Charts and diagrams as code
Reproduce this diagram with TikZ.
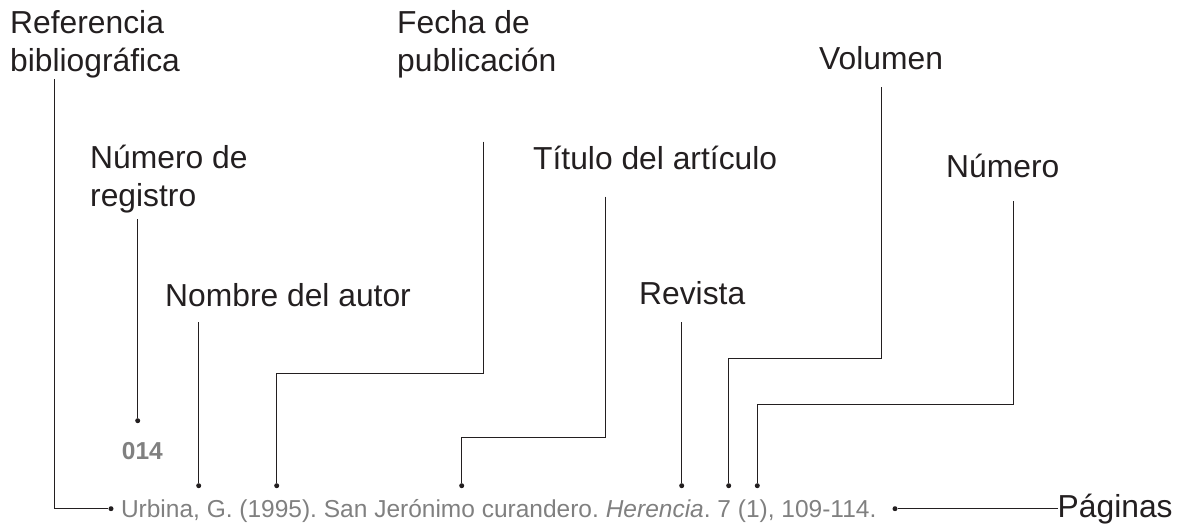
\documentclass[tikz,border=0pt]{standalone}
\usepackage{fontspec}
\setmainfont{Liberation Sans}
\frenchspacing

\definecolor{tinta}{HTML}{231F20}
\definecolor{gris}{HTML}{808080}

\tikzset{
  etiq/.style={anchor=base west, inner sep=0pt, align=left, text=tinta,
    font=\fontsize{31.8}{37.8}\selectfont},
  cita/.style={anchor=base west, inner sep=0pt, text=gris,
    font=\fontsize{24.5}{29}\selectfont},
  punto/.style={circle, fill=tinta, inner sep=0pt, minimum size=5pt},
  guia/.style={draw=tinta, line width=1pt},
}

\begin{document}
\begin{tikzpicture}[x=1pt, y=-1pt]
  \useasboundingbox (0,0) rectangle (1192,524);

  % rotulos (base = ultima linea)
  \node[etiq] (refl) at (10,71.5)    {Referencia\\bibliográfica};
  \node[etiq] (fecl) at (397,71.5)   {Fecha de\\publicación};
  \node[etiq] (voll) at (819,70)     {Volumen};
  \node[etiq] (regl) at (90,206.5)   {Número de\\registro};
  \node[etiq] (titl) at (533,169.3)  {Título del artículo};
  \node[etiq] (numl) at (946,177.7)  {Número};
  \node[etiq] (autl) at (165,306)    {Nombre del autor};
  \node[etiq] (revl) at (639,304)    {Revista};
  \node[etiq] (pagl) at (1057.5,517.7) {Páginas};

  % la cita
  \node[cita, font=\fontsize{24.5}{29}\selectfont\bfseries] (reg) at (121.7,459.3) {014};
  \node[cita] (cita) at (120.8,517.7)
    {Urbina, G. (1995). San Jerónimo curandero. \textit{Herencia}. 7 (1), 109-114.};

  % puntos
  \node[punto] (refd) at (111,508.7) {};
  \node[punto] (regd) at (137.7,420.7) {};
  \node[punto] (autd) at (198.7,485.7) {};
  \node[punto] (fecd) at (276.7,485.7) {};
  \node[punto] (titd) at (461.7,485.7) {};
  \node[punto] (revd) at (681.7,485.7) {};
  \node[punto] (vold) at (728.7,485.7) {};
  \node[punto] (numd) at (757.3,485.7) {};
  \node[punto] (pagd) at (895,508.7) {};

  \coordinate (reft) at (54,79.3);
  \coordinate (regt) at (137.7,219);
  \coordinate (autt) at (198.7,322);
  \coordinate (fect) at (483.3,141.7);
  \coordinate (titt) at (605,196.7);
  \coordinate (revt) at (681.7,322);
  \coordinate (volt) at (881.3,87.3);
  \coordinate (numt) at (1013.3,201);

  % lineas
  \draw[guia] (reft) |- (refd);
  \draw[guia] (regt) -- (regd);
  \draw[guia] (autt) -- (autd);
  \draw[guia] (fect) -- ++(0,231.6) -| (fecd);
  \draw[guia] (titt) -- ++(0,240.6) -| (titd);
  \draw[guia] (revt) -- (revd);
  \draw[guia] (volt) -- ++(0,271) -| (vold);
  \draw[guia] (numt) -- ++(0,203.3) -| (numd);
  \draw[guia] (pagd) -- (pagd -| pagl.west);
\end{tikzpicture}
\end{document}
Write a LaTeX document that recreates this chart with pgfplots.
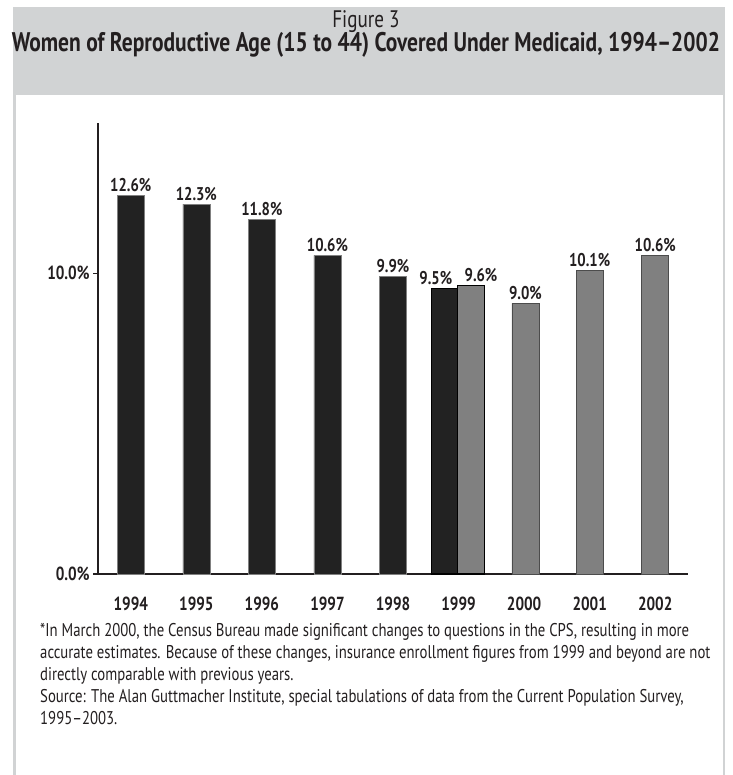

• **GOAL**: Reproduce every line of the material precisely, omitting its pictures.

• **REPLY**:
Reproduce this diagram with TikZ.
\documentclass[tikz,border=0pt]{standalone}
\usepackage{fontspec}
\setmainfont{Liberation Sans}
\frenchspacing

\definecolor{tinta}{HTML}{231F20}
\definecolor{gris}{HTML}{808080}

\tikzset{
  etiq/.style={anchor=base west, inner sep=0pt, align=left, text=tinta,
    font=\fontsize{31.8}{37.8}\selectfont},
  cita/.style={anchor=base west, inner sep=0pt, text=gris,
    font=\fontsize{24.5}{29}\selectfont},
  punto/.style={circle, fill=tinta, inner sep=0pt, minimum size=5pt},
  guia/.style={draw=tinta, line width=1pt},
}

\begin{document}
\begin{tikzpicture}[x=1pt, y=-1pt]
  \useasboundingbox (0,0) rectangle (1192,524);

  % rotulos (base = ultima linea)
  \node[etiq] (refl) at (10,71.5)    {Referencia\\bibliográfica};
  \node[etiq] (fecl) at (397,71.5)   {Fecha de\\publicación};
  \node[etiq] (voll) at (819,70)     {Volumen};
  \node[etiq] (regl) at (90,206.5)   {Número de\\registro};
  \node[etiq] (titl) at (533,169.3)  {Título del artículo};
  \node[etiq] (numl) at (946,177.7)  {Número};
  \node[etiq] (autl) at (165,306)    {Nombre del autor};
  \node[etiq] (revl) at (639,304)    {Revista};
  \node[etiq] (pagl) at (1057.5,517.7) {Páginas};

  % la cita
  \node[cita, font=\fontsize{24.5}{29}\selectfont\bfseries] (reg) at (121.7,459.3) {014};
  \node[cita] (cita) at (120.8,517.7)
    {Urbina, G. (1995). San Jerónimo curandero. \textit{Herencia}. 7 (1), 109-114.};

  % puntos
  \node[punto] (refd) at (111,508.7) {};
  \node[punto] (regd) at (137.7,420.7) {};
  \node[punto] (autd) at (198.7,485.7) {};
  \node[punto] (fecd) at (276.7,485.7) {};
  \node[punto] (titd) at (461.7,485.7) {};
  \node[punto] (revd) at (681.7,485.7) {};
  \node[punto] (vold) at (728.7,485.7) {};
  \node[punto] (numd) at (757.3,485.7) {};
  \node[punto] (pagd) at (895,508.7) {};

  \coordinate (reft) at (54,79.3);
  \coordinate (regt) at (137.7,219);
  \coordinate (autt) at (198.7,322);
  \coordinate (fect) at (483.3,141.7);
  \coordinate (titt) at (605,196.7);
  \coordinate (revt) at (681.7,322);
  \coordinate (volt) at (881.3,87.3);
  \coordinate (numt) at (1013.3,201);

  % lineas
  \draw[guia] (reft) |- (refd);
  \draw[guia] (regt) -- (regd);
  \draw[guia] (autt) -- (autd);
  \draw[guia] (fect) -- ++(0,231.6) -| (fecd);
  \draw[guia] (titt) -- ++(0,240.6) -| (titd);
  \draw[guia] (revt) -- (revd);
  \draw[guia] (volt) -- ++(0,271) -| (vold);
  \draw[guia] (numt) -- ++(0,203.3) -| (numd);
  \draw[guia] (pagd) -- (pagd -| pagl.west);
\end{tikzpicture}
\end{document}
Write a LaTeX document that recreates this chart with pgfplots.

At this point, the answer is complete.